The home to hedge funds, insurers and United Technologies Corp. said this month it faces a $259 million general-fund deficit in the year ending June 30, almost double what it forecast in late April, after August’s stock market crash caused income-tax collections to trail forecasts. With little room to maneuver, state officials, credit rating companies and bond investors predict Connecticut will have to dip into its $406 million rainy-day fund for the second year in a row.

It may not be the last time. Though Governor Dannel Malloy and lawmakers came to an agreement on how to close a nearly $1 billion hole in the 2017 budget, and may pass the revised spending plan as soon as this week, the state has persistently missed revenue forecasts, triggering layoffs and spending cuts. Moody’s Investors Service dropped the outlook on the state to negative in March after years of slow wage growth and the loss of residents to other states -- trends Malloy calls “Connecticut’s new economic reality.”

“The difficulties there are likely to get worse over the next two years,” said Tom McLoughlin, head of municipal research in New York at UBS Wealth Management Americas, which oversees about $85 billion of the debt. He expects Connecticut’s bond prices to weaken, relative to other states. “When we have the next recession, whenever that is, the problems that they’re looking at today are only going to get worse.”

Connecticut is the wealthiest U.S. state as measured by per-capita income, home to finance professionals who commute to New York.
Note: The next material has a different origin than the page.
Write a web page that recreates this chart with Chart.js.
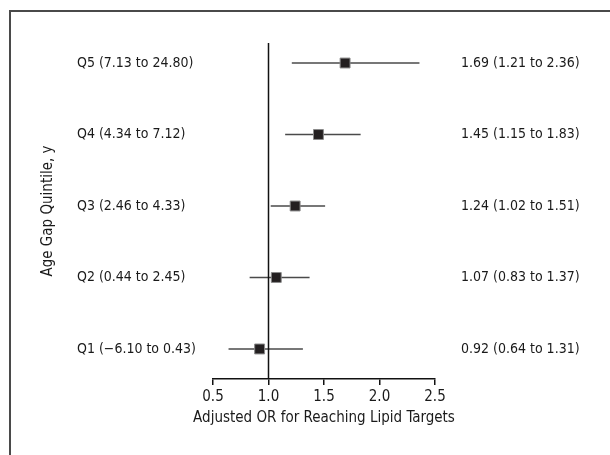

That makes its tax collections sensitive to market swings as revenue from capital gains falls. It’s also the most-indebted, with $6,155 of obligations per resident, according to Moody’s. And its pension fund has only 50.4 percent of assets needed to pay future liabilities, the third worst among U.S. states, though it’s making its annual contributions in full to catch up.

A Bloomberg index of 10-year Connecticut general-obligation bonds shows investors are demanding an extra 0.6 percentage point of yield to own the state’s debt rather than top-rated munis. That’s not far from a record-high 0.65 percentage point in March, when Connecticut issued debt for a yield 2.52 percent.

With little latitude to reduce debt-service and pension-contribution costs, the state has turned to layoffs as a way to offset the revenue shortfalls. More than 700 employees have lost their jobs this year from departments like human services, corrections and even the judicial branch, according to Ben Barnes, secretary of the Office of Policy and Management. More are on the way, he said.